We are very pleased to announce the University of California’s transformative open access agreement with the American Chemical Society (ACS), the fourth largest publisher of scholarly journal articles by researchers in the UC system. Through this agreement UC-affiliated corresponding authors will receive support for open access publication in ACS’ portfolio of over 75 premier chemistry journals.
The agreement is ACS’ first consortial “read and publish” agreement in the United States, and the first such partnership between UC, the California State University system libraries, and a consortium representing two dozen private universities.
Through this agreement, the institutions will redirect subscription expenditures to help cover open access publication charges for their affiliated authors — enabling hundreds of researchers at nearly 60 institutions across California to publish open access at a discounted rate in any ACS journal.
What the agreement means for UC authors: Under the agreement, all UC corresponding authors who choose to publish open access in an ACS journal can do so by paying a single, discounted APC (article processing charge) of $3,000. Authors who do not have research funds available to pay the $3,000 APC can request full funding of the APC from the UC libraries, ensuring that lack of research funds does not present a barrier for UC authors who wish to publish open access with ACS.
The agreement will apply to articles accepted from January 1, 2022, through December 31, 2025, but the workflow will be in place July 1, 2022. For articles accepted between January 1 and July 1, 2022 ACS will reach out to authors to ask them retrospectively about this choice.
UC affiliated scholars and students will also have full reading access to all ACS publications.
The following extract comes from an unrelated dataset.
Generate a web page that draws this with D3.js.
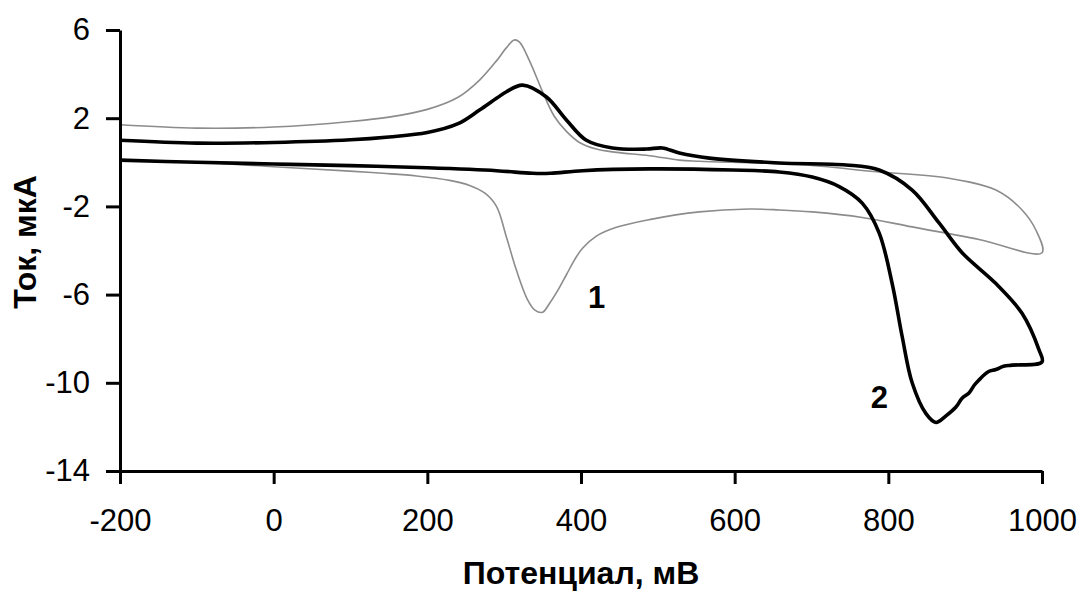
<!DOCTYPE html>
<html>
<head>
<meta charset="utf-8">
<script src="https://cdn.jsdelivr.net/npm/d3@7"></script>
<style>
  body { margin: 0; background: #fff; }
  svg { font-family: Arial, "Liberation Sans", sans-serif; }
</style>
</head>
<body>
<div id="chart"></div>
<script>
// curve 1 (thin grey): potential, mV and current, uA
var curve1Potential = [-200, -100, 0, 100, 150, 200, 240, 268, 290, 303, 313, 320, 333, 350, 365, 381, 398, 420, 446, 489, 528, 554, 684, 788, 875, 940, 974, 992, 1000,
  918, 831, 766, 701, 658, 619, 554, 489, 446, 420, 402, 392, 381, 370, 359, 350, 340, 330, 316, 303, 290, 275, 255, 229, 186, 142, 99, 0, -100, -200];
var curve1Current = [1.7, 1.55, 1.6, 1.85, 2.05, 2.4, 2.95, 3.73, 4.6, 5.2, 5.55, 5.45, 4.6, 3.2, 2.1, 1.4, 0.9, 0.6, 0.45, 0.3, 0.1, 0.05, -0.1, -0.44, -0.7, -1.26, -2.16, -3.07, -4.1,
  -3.5, -2.93, -2.5, -2.25, -2.16, -2.12, -2.25, -2.6, -2.95, -3.35, -3.9, -4.4, -5.1, -5.8, -6.4, -6.8, -6.7, -6.2, -4.9, -3.4, -2.0, -1.4, -1.05, -0.82, -0.62, -0.5, -0.4, -0.2, 0.0, 0.1];

// curve 2 (thick black)
var curve2Potential = [-200, -100, 0, 100, 150, 200, 240, 268, 290, 303, 324, 355, 381, 407, 441, 485, 506, 528, 567, 658, 745, 788, 831, 866, 896, 940, 974, 996, 1000,
  961, 950, 940, 930, 918, 912, 905, 896, 888, 875, 862, 849, 831, 818, 805, 788, 766, 736, 701, 658, 597, 489, 402, 360, 337, 290, 200, 100, 0, -100, -200];
var curve2Current = [1.0, 0.87, 0.9, 1.02, 1.15, 1.35, 1.75, 2.37, 2.9, 3.2, 3.5, 2.96, 1.92, 1.0, 0.65, 0.6, 0.65, 0.42, 0.19, -0.03, -0.12, -0.35, -1.26, -2.75, -4.1, -5.5, -6.85, -8.5, -9.05,
  -9.2, -9.25, -9.4, -9.5, -9.87, -10.1, -10.46, -10.7, -11.1, -11.5, -11.8, -11.4, -10.0, -7.9, -5.5, -3.2, -1.85, -1.1, -0.67, -0.44, -0.35, -0.3, -0.38, -0.5, -0.5, -0.38, -0.25, -0.15, -0.08, 0.0, 0.1];

var xTicks = [-200, 0, 200, 400, 600, 800, 1000];
var yTicks = [6, 2, -2, -6, -10, -14];

var width = 1082;
var height = 592;
var margin = {top: 30, right: 40, bottom: 121, left: 120};

var svg = d3.select("#chart").append("svg")
    .attr("width", width)
    .attr("height", height);

var x = d3.scaleLinear().domain([-200, 1000]).range([margin.left, width - margin.right]);
var y = d3.scaleLinear().domain([-14, 6]).range([height - margin.bottom, margin.top]);

function toPoints(px, py) {
    return px.map(function(v, i) { return [v, py[i]]; });
}

var line = d3.line()
    .x(function(d) { return x(d[0]); })
    .y(function(d) { return y(d[1]); })
    .curve(d3.curveCatmullRom.alpha(0.5));

// grey curve first, black on top
svg.append("path")
    .attr("d", line(toPoints(curve1Potential, curve1Current)))
    .attr("fill", "none")
    .attr("stroke", "#8c8c8c")
    .attr("stroke-width", 1.6);

svg.append("path")
    .attr("d", line(toPoints(curve2Potential, curve2Current)))
    .attr("fill", "none")
    .attr("stroke", "#000")
    .attr("stroke-width", 3.6)
    .attr("stroke-linejoin", "round");

// axes
var fmt = function(d) { return String(d); };

var xAxis = svg.append("g")
    .attr("transform", "translate(0," + (height - margin.bottom) + ")")
    .call(d3.axisBottom(x).tickValues(xTicks).tickFormat(fmt).tickSize(13).tickSizeOuter(0).tickPadding(25));

var yAxis = svg.append("g")
    .attr("transform", "translate(" + margin.left + ",0)")
    .call(d3.axisLeft(y).tickValues(yTicks).tickFormat(fmt).tickSize(14).tickSizeOuter(0).tickPadding(16));

[xAxis, yAxis].forEach(function(g) {
    g.selectAll("path, line").attr("stroke", "#000").attr("stroke-width", 3);
    g.selectAll("text")
        .attr("fill", "#000")
        .attr("font-size", "31px")
        .attr("font-family", "Arial, 'Liberation Sans', sans-serif");
});

// axis titles
svg.append("text")
    .attr("x", 581)
    .attr("y", 584)
    .attr("text-anchor", "middle")
    .attr("font-size", "32px")
    .attr("font-weight", "bold")
    .text("Потенциал, мВ");

svg.append("text")
    .attr("transform", "translate(36,242) rotate(-90)")
    .attr("text-anchor", "middle")
    .attr("font-size", "32px")
    .attr("font-weight", "bold")
    .text("Ток, мкА");

// curve labels
svg.append("text")
    .attr("x", x(409))
    .attr("y", y(-6.6))
    .attr("font-size", "31px")
    .attr("font-weight", "bold")
    .text("1");

svg.append("text")
    .attr("x", x(777))
    .attr("y", y(-11.14))
    .attr("font-size", "31px")
    .attr("font-weight", "bold")
    .text("2");
</script>
</body>
</html>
"Free and open access to academic research is critical to the acceleration of new discoveries," says Jeffrey MacKie-Mason, university librarian and professor at UC Berkeley, and co-chair of UC’s negotiation team. "This unique partnership will give Californians and people around the world unprecedented access to the knowledge created by our institutions as we seek to solve some of the world's most pressing environmental, health and scientific problems."